I haven't heard much back, except from two people: one lovely lady who is nice to everyone and asked if she could help me at all. The second person is on the verge of leaving the church, and she also said if I needed anything I could count on her. Everybody else has not replied. I should say at this point that friends, family and health professionals actually are helping me with my depression.

Last Sunday, I went to a service at the church I grew up in. My mum and my friends took me. I was not harassed into going back, I wanted to go. In this church, which is fairly liberal and is the biggest denomination in my country, all the kids come onto the stage at the end and take the microphone to tell us what they learned in Sunday School, then they sing a children's song which the congregation join in with.

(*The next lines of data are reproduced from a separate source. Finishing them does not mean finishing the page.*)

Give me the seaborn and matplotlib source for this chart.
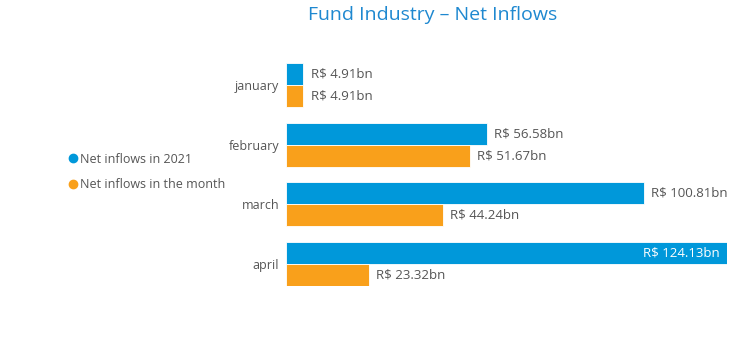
import pandas as pd
import matplotlib.pyplot as plt
import seaborn as sns
from matplotlib.lines import Line2D

months = ['january', 'february', 'march', 'april']
inflows_2021 = [4.91, 56.58, 100.81, 124.13]
inflows_month = [4.91, 51.67, 44.24, 23.32]
series_names = ['Net inflows in 2021', 'Net inflows in the month']
colors = ['#0098DA', '#F9A01B']

df = pd.DataFrame({
    'month': months * 2,
    'value': inflows_2021 + inflows_month,
    'series': [series_names[0]] * 4 + [series_names[1]] * 4,
})

sns.set_theme(style='white')
plt.rcParams['font.family'] = ['Open Sans', 'DejaVu Sans']

fig = plt.figure(figsize=(7.5, 3.55), dpi=100)
ax = fig.add_axes([286 / 750, 69 / 355, 441 / 750, 223 / 355])

sns.barplot(data=df, y='month', x='value', hue='series', orient='h',
            palette=colors, saturation=1, width=0.742, edgecolor='white',
            linewidth=0.6, legend=False, ax=ax)

ax.set_xlim(0, max(inflows_2021))
ax.set_ylim(3.375, -0.375)
ax.set_xlabel('')
ax.set_ylabel('')
ax.set_xticks([])
ax.tick_params(axis='y', length=0, pad=5, labelsize=9, labelcolor='#555555')
sns.despine(ax=ax, left=True, bottom=True)

# value labels
for cont in ax.containers:
    for bar in cont:
        w = bar.get_width()
        yc = bar.get_y() + bar.get_height() / 2
        txt = f'R$ {w:.2f}bn'
        if w > 110:
            ax.text(w - 2, yc, txt, ha='right', va='center', fontsize=9.5, color='white')
        else:
            ax.text(w + 2, yc, txt, ha='left', va='center', fontsize=9.5, color='#555555')

fig.text(433 / 750, 1 - 15 / 355, 'Fund Industry – Net Inflows', ha='center', va='center',
         fontsize=14, color='#1E88D0')

handles = [Line2D([], [], marker='o', linestyle='', markersize=6, color=c) for c in colors]
fig.legend(handles, series_names, loc='center left', bbox_to_anchor=(55 / 750, 1 - 172 / 355),
           frameon=False, fontsize=9, labelcolor='#555555', handletextpad=0.1,
           handlelength=1.0, labelspacing=1.0)

fig.savefig('out.png', dpi=100)
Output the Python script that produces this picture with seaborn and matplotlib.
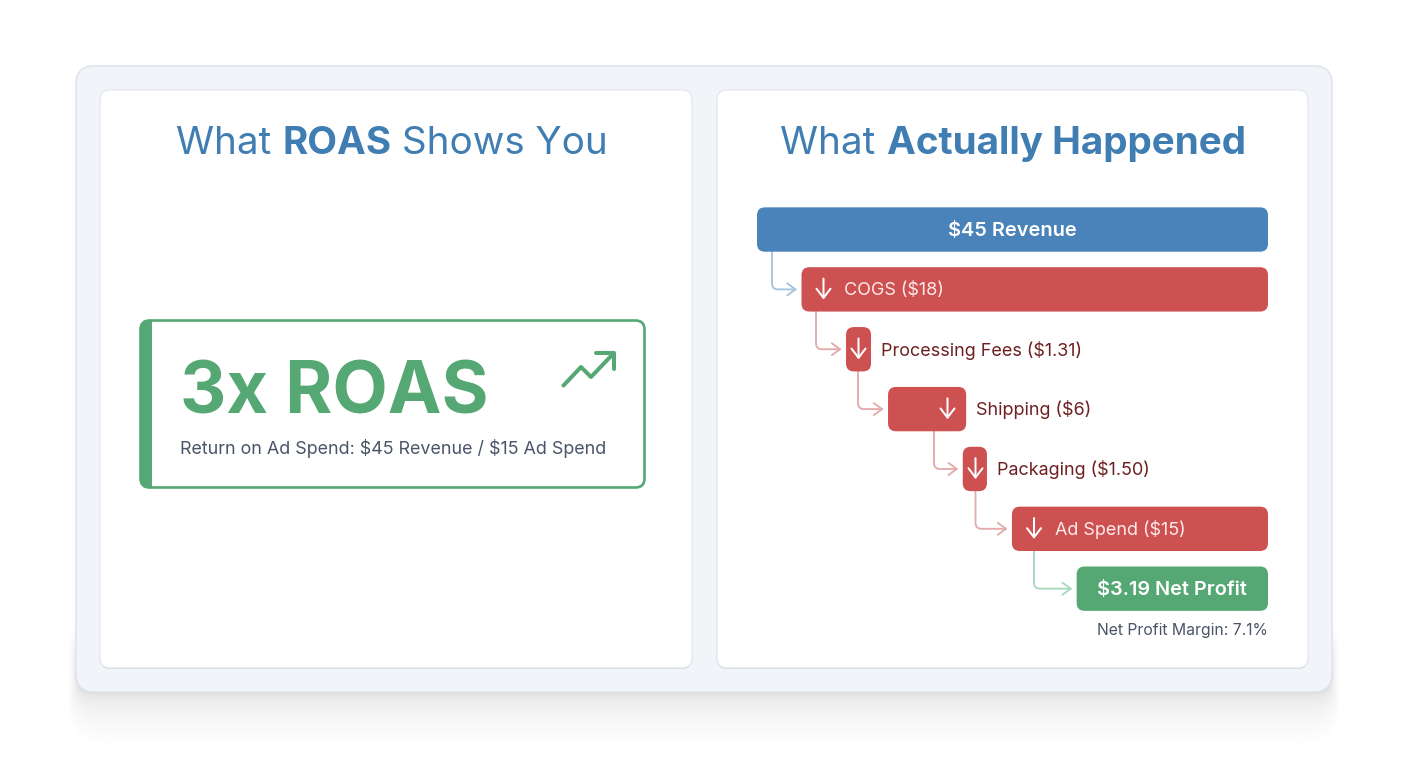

This week, the children's song was one I sang a lot in church when I was growing up. Each verse talks about a good attribute that Jesus has (hey, who is this Jesus guy this entire worship service has been about? Shouldn't it be about tithing or coffee? What is this madness?!), and ends with "and His banner over me is love".

As I looked over at my mum, friends and a congregation of people wearing jeans and t-shirts who were genuinely happy to be in a church that clearly wasn't using fear and rules and bigotry and patriarchy to hold them there, I felt true fellowship and love in a worship service for the first time in years.

I don't know how I got so lost. I have no idea how I got from the pure "His banner over me is love" of my childhood to putting a weird green apron on in a creepy building thirty years later. I can't even explain it. What was I thinking?!

I'm researching leaving the church now. I'm afraid. I'm also exhilarated. Thank you for reading.